With any luck come October, I will have had three books published in less than a year. This is something I haven't done since the beginning of the 1990s. It's fun after the fact, and friends make jokes about the "Banks Book of the Month Club."
I hear of other writers doing books really fast. Michael Crichton says he writers a book in six weeks, leaving New York to live in a Florida condo while writing. (The last two times I went to Florida, I think I wrote a total of 8 days out of five weeks. (Distractions, distractions ...) Jack Nimmersheim wrote one of his computer books in one week, back in the 1980s. Harry Turtledove is cranking out 500-page novels so quickly I can't count them.

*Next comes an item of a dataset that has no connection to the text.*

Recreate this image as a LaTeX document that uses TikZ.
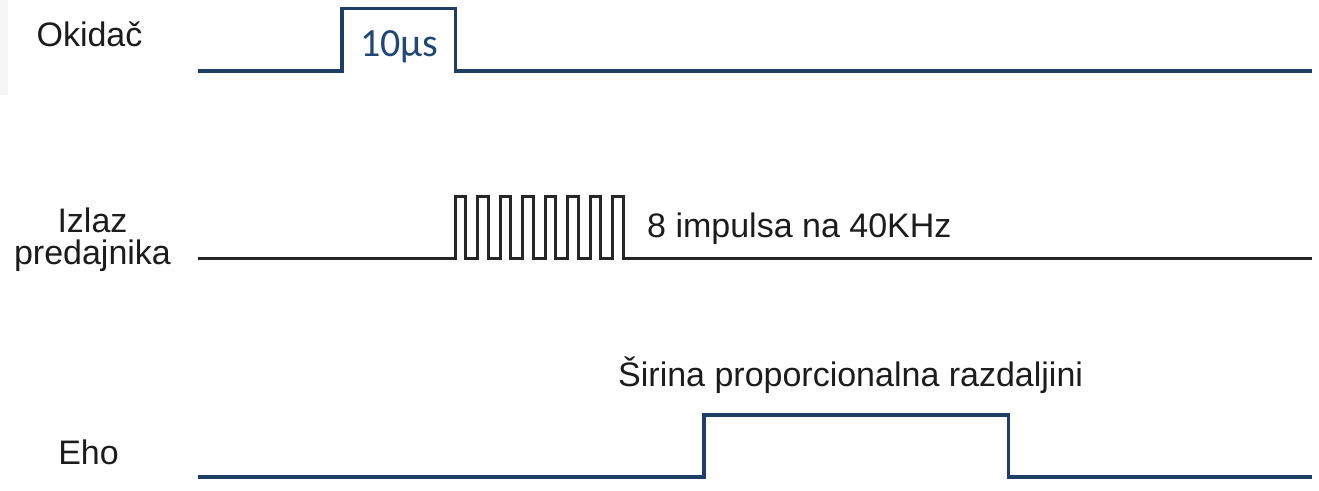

I have written a few books in 12 or 14 weeks, so I suppose I shouldn't be impressed. Those were computer books, which often come with a lot of pressure because someone's changing the product while you're writing, and you have to go back and rewrite, and the publisher wants to know if you can get the book in a little early. At the other end of that, Dean Lambe and I drifted along for 11 months writing the science fiction novel The Odyesses Solution, which proves my contention that collaborations take longer than solo work. And it took me 20 months to write my first book. The editor and I agreed that it took that long because the person I had been when I started it couldn't have written the book--something like that.
Anyway never again (which is probably what I said last time). What am I writing next? Well, I have this novel I've been writing off and on for several years ... but there's a new novel bugging me ... and I have an offer for a biography. But it comes such a tiny advance that I can't afford to write it this year. So, I'll have to come up with something new.